Records with drawing code
--- --- ---
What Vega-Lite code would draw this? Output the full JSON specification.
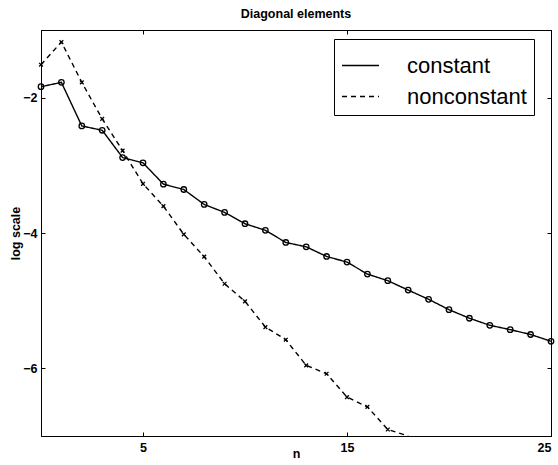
{
  "$schema": "https://vega.github.io/schema/vega-lite/v6.json",
  "width": 510,
  "height": 406,
  "autosize": {"type": "none"},
  "padding": {"left": 41, "top": 30, "right": 7, "bottom": 29},
  "background": "white",
  "title": {"text": "Diagonal elements", "font": "Liberation Sans", "fontSize": 12.5, "fontWeight": "bold", "color": "black", "offset": 9, "anchor": "middle"},
  "config": {
    "view": {"stroke": "black", "strokeWidth": 1},
    "axis": {"domain": true, "domainColor": "black", "domainWidth": 1, "zindex": 1, "tickColor": "black", "tickWidth": 1, "tickSize": -4, "grid": false, "labelFont": "Liberation Sans", "labelFontSize": 12.5, "labelFontWeight": "bold", "labelColor": "black", "titleFont": "Liberation Sans", "titleFontSize": 12.5, "titleFontWeight": "bold", "titleColor": "black"},
    "legend": {"orient": "none", "legendX": 293, "legendY": 9, "fillColor": "white", "strokeColor": "black", "padding": 7, "rowPadding": -8, "labelFont": "Liberation Sans", "labelFontSize": 22, "labelColor": "black", "labelOffset": 27, "symbolType": "stroke", "symbolStrokeWidth": 1.3, "symbolStrokeColor": "black", "symbolSize": 1369, "symbolOpacity": 1, "title": null}
  },
  "data": {"values": [
    {"n": 0, "v": -1.838, "series": "constant"},
    {"n": 1, "v": -1.774, "series": "constant"},
    {"n": 2, "v": -2.418, "series": "constant"},
    {"n": 3, "v": -2.482, "series": "constant"},
    {"n": 4, "v": -2.885, "series": "constant"},
    {"n": 5, "v": -2.963, "series": "constant"},
    {"n": 6, "v": -3.278, "series": "constant"},
    {"n": 7, "v": -3.357, "series": "constant"},
    {"n": 8, "v": -3.578, "series": "constant"},
    {"n": 9, "v": -3.696, "series": "constant"},
    {"n": 10, "v": -3.863, "series": "constant"},
    {"n": 11, "v": -3.96, "series": "constant"},
    {"n": 12, "v": -4.14, "series": "constant"},
    {"n": 13, "v": -4.204, "series": "constant"},
    {"n": 14, "v": -4.347, "series": "constant"},
    {"n": 15, "v": -4.43, "series": "constant"},
    {"n": 16, "v": -4.607, "series": "constant"},
    {"n": 17, "v": -4.705, "series": "constant"},
    {"n": 18, "v": -4.844, "series": "constant"},
    {"n": 19, "v": -4.98, "series": "constant"},
    {"n": 20, "v": -5.133, "series": "constant"},
    {"n": 21, "v": -5.26, "series": "constant"},
    {"n": 22, "v": -5.364, "series": "constant"},
    {"n": 23, "v": -5.428, "series": "constant"},
    {"n": 24, "v": -5.5, "series": "constant"},
    {"n": 25, "v": -5.6, "series": "constant"},
    {"n": 0, "v": -1.513, "series": "nonconstant"},
    {"n": 1, "v": -1.178, "series": "nonconstant"},
    {"n": 2, "v": -1.774, "series": "nonconstant"},
    {"n": 3, "v": -2.314, "series": "nonconstant"},
    {"n": 4, "v": -2.782, "series": "nonconstant"},
    {"n": 5, "v": -3.273, "series": "nonconstant"},
    {"n": 6, "v": -3.604, "series": "nonconstant"},
    {"n": 7, "v": -4.02, "series": "nonconstant"},
    {"n": 8, "v": -4.35, "series": "nonconstant"},
    {"n": 9, "v": -4.75, "series": "nonconstant"},
    {"n": 10, "v": -5.01, "series": "nonconstant"},
    {"n": 11, "v": -5.39, "series": "nonconstant"},
    {"n": 12, "v": -5.577, "series": "nonconstant"},
    {"n": 13, "v": -5.956, "series": "nonconstant"},
    {"n": 14, "v": -6.08, "series": "nonconstant"},
    {"n": 15, "v": -6.425, "series": "nonconstant"},
    {"n": 16, "v": -6.57, "series": "nonconstant"},
    {"n": 17, "v": -6.904, "series": "nonconstant"},
    {"n": 18, "v": -7.03, "series": "nonconstant"}
  ]},
  "resolve": {"axis": {"x": "independent", "y": "independent"}},
  "layer": [
    {
      "mark": {"type": "line", "color": "black", "strokeWidth": 1.4},
      "encoding": {
        "x": {"field": "n", "type": "quantitative", "scale": {"domain": [0, 25], "nice": false, "zero": false}, "axis": {"orient": "bottom", "values": [5, 15, 25], "title": "n", "labelPadding": 9, "titleY": 21, "titleBaseline": "alphabetic"}},
        "y": {"field": "v", "type": "quantitative", "scale": {"domain": [-7, -1], "nice": false, "zero": false, "clamp": true}, "axis": {"orient": "left", "values": [-2, -4, -6], "title": "log scale", "labelPadding": 8, "titleX": -22, "titleBaseline": "alphabetic"}},
        "strokeDash": {"field": "series", "type": "nominal", "scale": {"domain": ["constant", "nonconstant"], "range": [[1, 0], [5, 4]]}}
      }
    },
    {
      "transform": [{"filter": "datum.series === 'constant'"}],
      "mark": {"type": "point", "shape": "circle", "size": 30, "stroke": "black", "strokeWidth": 1.3, "filled": false, "opacity": 1},
      "encoding": {
        "x": {"field": "n", "type": "quantitative", "axis": null},
        "y": {"field": "v", "type": "quantitative", "axis": null}
      }
    },
    {
      "transform": [{"filter": "datum.series === 'nonconstant' && datum.v >= -7"}],
      "mark": {"type": "point", "shape": "M-1,-1L1,1M-1,1L1,-1", "size": 14, "stroke": "black", "strokeWidth": 1.3, "filled": false, "opacity": 1},
      "encoding": {
        "x": {"field": "n", "type": "quantitative", "axis": null},
        "y": {"field": "v", "type": "quantitative", "axis": null}
      }
    },
    {
      "mark": {"type": "point", "opacity": 0},
      "encoding": {
        "x": {"field": "n", "type": "quantitative", "axis": {"orient": "top", "values": [5, 15, 25], "labels": false, "title": null}},
        "y": {"field": "v", "type": "quantitative", "axis": {"orient": "right", "values": [-2, -4, -6], "labels": false, "title": null}}
      }
    }
  ]
}
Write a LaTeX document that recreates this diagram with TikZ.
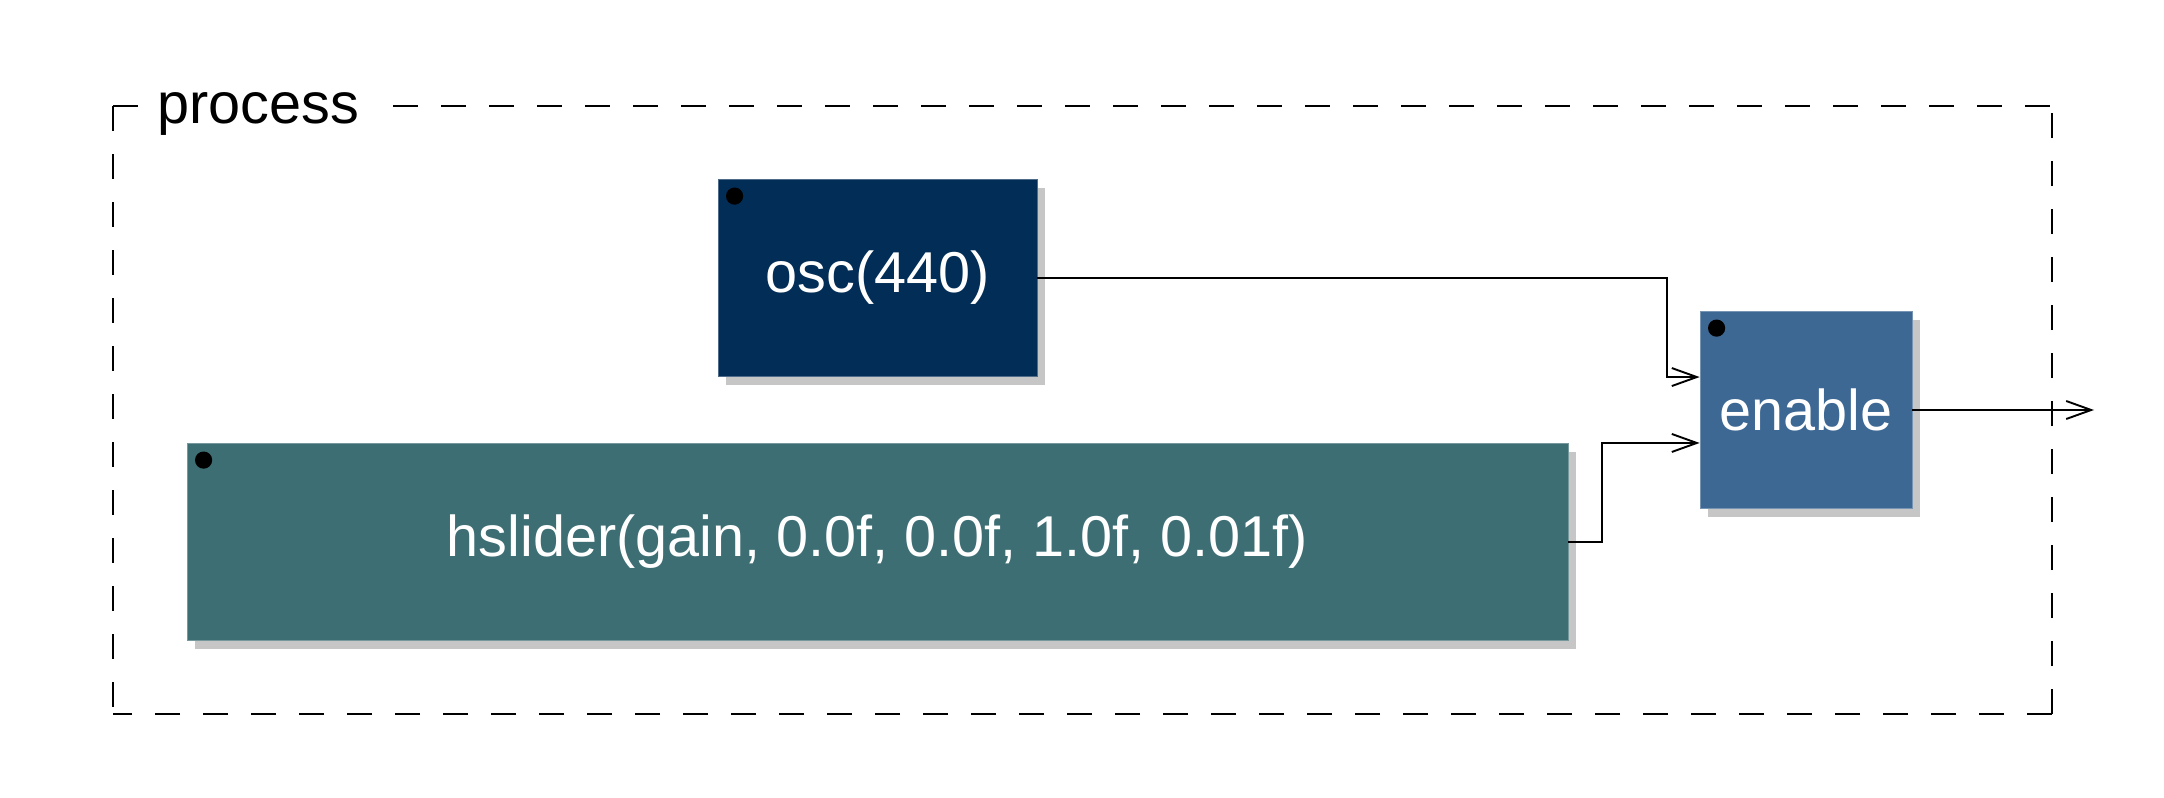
--- --- ---
▶ [OBJECTIVE] Write out every entry again word for word, without any of the pictures.

▶ [WRITTEN ANSWER]
What Vega-Lite code would draw this? Output the full JSON specification.
{
  "$schema": "https://vega.github.io/schema/vega-lite/v6.json",
  "width": 510,
  "height": 406,
  "autosize": {"type": "none"},
  "padding": {"left": 41, "top": 30, "right": 7, "bottom": 29},
  "background": "white",
  "title": {"text": "Diagonal elements", "font": "Liberation Sans", "fontSize": 12.5, "fontWeight": "bold", "color": "black", "offset": 9, "anchor": "middle"},
  "config": {
    "view": {"stroke": "black", "strokeWidth": 1},
    "axis": {"domain": true, "domainColor": "black", "domainWidth": 1, "zindex": 1, "tickColor": "black", "tickWidth": 1, "tickSize": -4, "grid": false, "labelFont": "Liberation Sans", "labelFontSize": 12.5, "labelFontWeight": "bold", "labelColor": "black", "titleFont": "Liberation Sans", "titleFontSize": 12.5, "titleFontWeight": "bold", "titleColor": "black"},
    "legend": {"orient": "none", "legendX": 293, "legendY": 9, "fillColor": "white", "strokeColor": "black", "padding": 7, "rowPadding": -8, "labelFont": "Liberation Sans", "labelFontSize": 22, "labelColor": "black", "labelOffset": 27, "symbolType": "stroke", "symbolStrokeWidth": 1.3, "symbolStrokeColor": "black", "symbolSize": 1369, "symbolOpacity": 1, "title": null}
  },
  "data": {"values": [
    {"n": 0, "v": -1.838, "series": "constant"},
    {"n": 1, "v": -1.774, "series": "constant"},
    {"n": 2, "v": -2.418, "series": "constant"},
    {"n": 3, "v": -2.482, "series": "constant"},
    {"n": 4, "v": -2.885, "series": "constant"},
    {"n": 5, "v": -2.963, "series": "constant"},
    {"n": 6, "v": -3.278, "series": "constant"},
    {"n": 7, "v": -3.357, "series": "constant"},
    {"n": 8, "v": -3.578, "series": "constant"},
    {"n": 9, "v": -3.696, "series": "constant"},
    {"n": 10, "v": -3.863, "series": "constant"},
    {"n": 11, "v": -3.96, "series": "constant"},
    {"n": 12, "v": -4.14, "series": "constant"},
    {"n": 13, "v": -4.204, "series": "constant"},
    {"n": 14, "v": -4.347, "series": "constant"},
    {"n": 15, "v": -4.43, "series": "constant"},
    {"n": 16, "v": -4.607, "series": "constant"},
    {"n": 17, "v": -4.705, "series": "constant"},
    {"n": 18, "v": -4.844, "series": "constant"},
    {"n": 19, "v": -4.98, "series": "constant"},
    {"n": 20, "v": -5.133, "series": "constant"},
    {"n": 21, "v": -5.26, "series": "constant"},
    {"n": 22, "v": -5.364, "series": "constant"},
    {"n": 23, "v": -5.428, "series": "constant"},
    {"n": 24, "v": -5.5, "series": "constant"},
    {"n": 25, "v": -5.6, "series": "constant"},
    {"n": 0, "v": -1.513, "series": "nonconstant"},
    {"n": 1, "v": -1.178, "series": "nonconstant"},
    {"n": 2, "v": -1.774, "series": "nonconstant"},
    {"n": 3, "v": -2.314, "series": "nonconstant"},
    {"n": 4, "v": -2.782, "series": "nonconstant"},
    {"n": 5, "v": -3.273, "series": "nonconstant"},
    {"n": 6, "v": -3.604, "series": "nonconstant"},
    {"n": 7, "v": -4.02, "series": "nonconstant"},
    {"n": 8, "v": -4.35, "series": "nonconstant"},
    {"n": 9, "v": -4.75, "series": "nonconstant"},
    {"n": 10, "v": -5.01, "series": "nonconstant"},
    {"n": 11, "v": -5.39, "series": "nonconstant"},
    {"n": 12, "v": -5.577, "series": "nonconstant"},
    {"n": 13, "v": -5.956, "series": "nonconstant"},
    {"n": 14, "v": -6.08, "series": "nonconstant"},
    {"n": 15, "v": -6.425, "series": "nonconstant"},
    {"n": 16, "v": -6.57, "series": "nonconstant"},
    {"n": 17, "v": -6.904, "series": "nonconstant"},
    {"n": 18, "v": -7.03, "series": "nonconstant"}
  ]},
  "resolve": {"axis": {"x": "independent", "y": "independent"}},
  "layer": [
    {
      "mark": {"type": "line", "color": "black", "strokeWidth": 1.4},
      "encoding": {
        "x": {"field": "n", "type": "quantitative", "scale": {"domain": [0, 25], "nice": false, "zero": false}, "axis": {"orient": "bottom", "values": [5, 15, 25], "title": "n", "labelPadding": 9, "titleY": 21, "titleBaseline": "alphabetic"}},
        "y": {"field": "v", "type": "quantitative", "scale": {"domain": [-7, -1], "nice": false, "zero": false, "clamp": true}, "axis": {"orient": "left", "values": [-2, -4, -6], "title": "log scale", "labelPadding": 8, "titleX": -22, "titleBaseline": "alphabetic"}},
        "strokeDash": {"field": "series", "type": "nominal", "scale": {"domain": ["constant", "nonconstant"], "range": [[1, 0], [5, 4]]}}
      }
    },
    {
      "transform": [{"filter": "datum.series === 'constant'"}],
      "mark": {"type": "point", "shape": "circle", "size": 30, "stroke": "black", "strokeWidth": 1.3, "filled": false, "opacity": 1},
      "encoding": {
        "x": {"field": "n", "type": "quantitative", "axis": null},
        "y": {"field": "v", "type": "quantitative", "axis": null}
      }
    },
    {
      "transform": [{"filter": "datum.series === 'nonconstant' && datum.v >= -7"}],
      "mark": {"type": "point", "shape": "M-1,-1L1,1M-1,1L1,-1", "size": 14, "stroke": "black", "strokeWidth": 1.3, "filled": false, "opacity": 1},
      "encoding": {
        "x": {"field": "n", "type": "quantitative", "axis": null},
        "y": {"field": "v", "type": "quantitative", "axis": null}
      }
    },
    {
      "mark": {"type": "point", "opacity": 0},
      "encoding": {
        "x": {"field": "n", "type": "quantitative", "axis": {"orient": "top", "values": [5, 15, 25], "labels": false, "title": null}},
        "y": {"field": "v", "type": "quantitative", "axis": {"orient": "right", "values": [-2, -4, -6], "labels": false, "title": null}}
      }
    }
  ]
}
Write a LaTeX document that recreates this diagram with TikZ.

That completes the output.